18-05-2008.
Unas prolongadas vacaciones, como las que acabamos de concluir (casi siempre bien merecidas), son bastante gratificantes. Suele ocurrir que se acostumbra uno al ocio, a desarrollar una actividad distinta a la que nos ocupa el resto del año y la vuelta a la ocupación habitual origina las reacciones más diversas.
A veces, incluso, el contacto con la realidad que nos era cotidiana nos parece una irrealidad, un sueño. Este es mi caso. El mismo día uno de septiembre, cuando ya empiezas a ver las calles, las caras y los periódicos de siempre, al hojear el Úbeda información, no salía de mi asombro al leer la columna de nuestro colaborador Javier Aroca, titulada “La fe, también en crisis”. ¿Real… irreal? Sí, era una realidad lo que estaba leyendo; me cercioré, después de manosear el periódico y tocarme los ojos y la cara. Porque afirmar que «la fe está en crisis», cuando hay alguien que tiene “crisis de fe”, es tanto como confundir el contenido con el continente o la nave con los navegantes; o dicho en un castellano más castizo: es tanto como confundir el culo con las témporas. Quizá un símil económico (por el apego que tenemos al dinero) nos deje más clara la cuestión: no podemos afirmar que «el dinero está en crisis» cuando no tenemos dinero, o tenemos poco, ya que realmente lo que ocurre es que «tenemos crisis de dinero, o crisis económica». El dinero nunca está en crisis, esté donde esté, lo tenga quien lo tenga. El oro de ley nunca está en crisis, aunque esté en el fondo del mar; la crisis la tiene quien carece de él o lo pierde. La fe no está en crisis: somos nosotros quienes tenemos crisis de fe.
El artículo de Javier Aroca se refiere a la supuesta pérdida de la fe de la madre Teresa de Calcuta en los últimos días de su vida, según una biografía que aparecerá próximamente.

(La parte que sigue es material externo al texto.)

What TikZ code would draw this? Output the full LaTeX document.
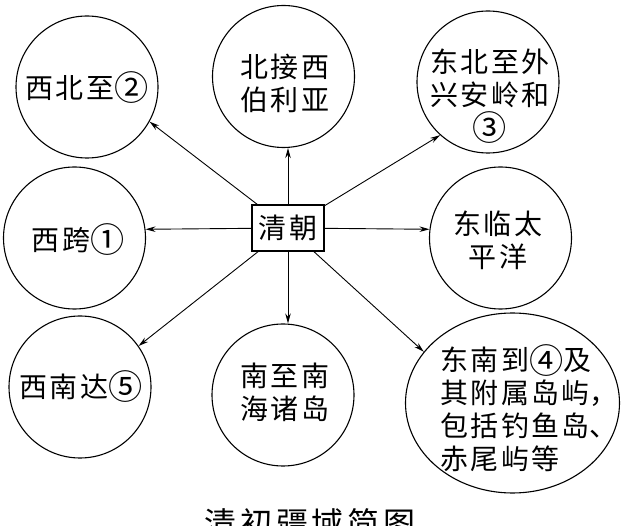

Sin duda que esta pequeña santa en lo físico pero grande en el alma, en proceso de canonización, habrá tenido sus crisis de fe como cualquier creyente y como cualquier santo. Siendo en estos las crisis especialmente severas, baste recordar a san Agustín, san Ignacio de Loyola o santa Teresa de Jesús. Decir que Teresa de Calcuta «perdió la fe en los últimos días de su vida» es decir mucho de lo que no se sabe, porque no sabemos qué pensaría nuestra santa en esos últimos momentos de la vida en los que ya no puedes hablar ni escribir nada. Decir que esa pérdida de fe supone «un golpe duro en la línea de flotación de los creyentes» es una manifestación gratuita propia de una persona que no vive la fe, como el señor Aroca, ya que todos los creyentes conocen y viven crisis de fe. Crisis, incluso, que algunos no superan; pero eso no quiere decir que la fe no esté siempre disponible para cogernos a ella como a una nave segura que no zozobra, que nos conduce a buen puerto, y a la que «los disparos a su línea de flotación» le resbalan. Nos podemos coger a esa nave con más o menos fuerza, con las dos manos, con dos dedos, con alfileres; o, simplemente, pasar de ella y no cogernos, según nuestra santa y respetable libertad. Hay gente que se aferra a la fe y no la suelta a pesar de todas las contrariedades materiales que la vida le da, porque la fe es una convicción del alma, es una creencia.
También se dice que «la religión condena al atraso a millones de personas y a atavismos incompatibles con el mínimo desarrollo humano y respeto a la condición de hijos de Dios». ¿Qué religión? En cualquier caso, con esas afirmaciones se pone al descubierto un importante olvido de la historia y de la evolución de toda la cultura de Occidente basada en el Cristianismo. Son afirmaciones‑acusaciones algo parecidas a las que debieron llegar hace dos mil años, y en otros tiempos más recientes, cuando se tomaban soluciones expeditivas para corregir estas “desviaciones” religiosas: la crucifixión, la entrega a los leones, los más refinados suplicios y martirios, o el paseíllo y el tiro en la nuca. Por cierto, siempre se obtuvo el efecto contrario de lo que perseguían los “corregidores”.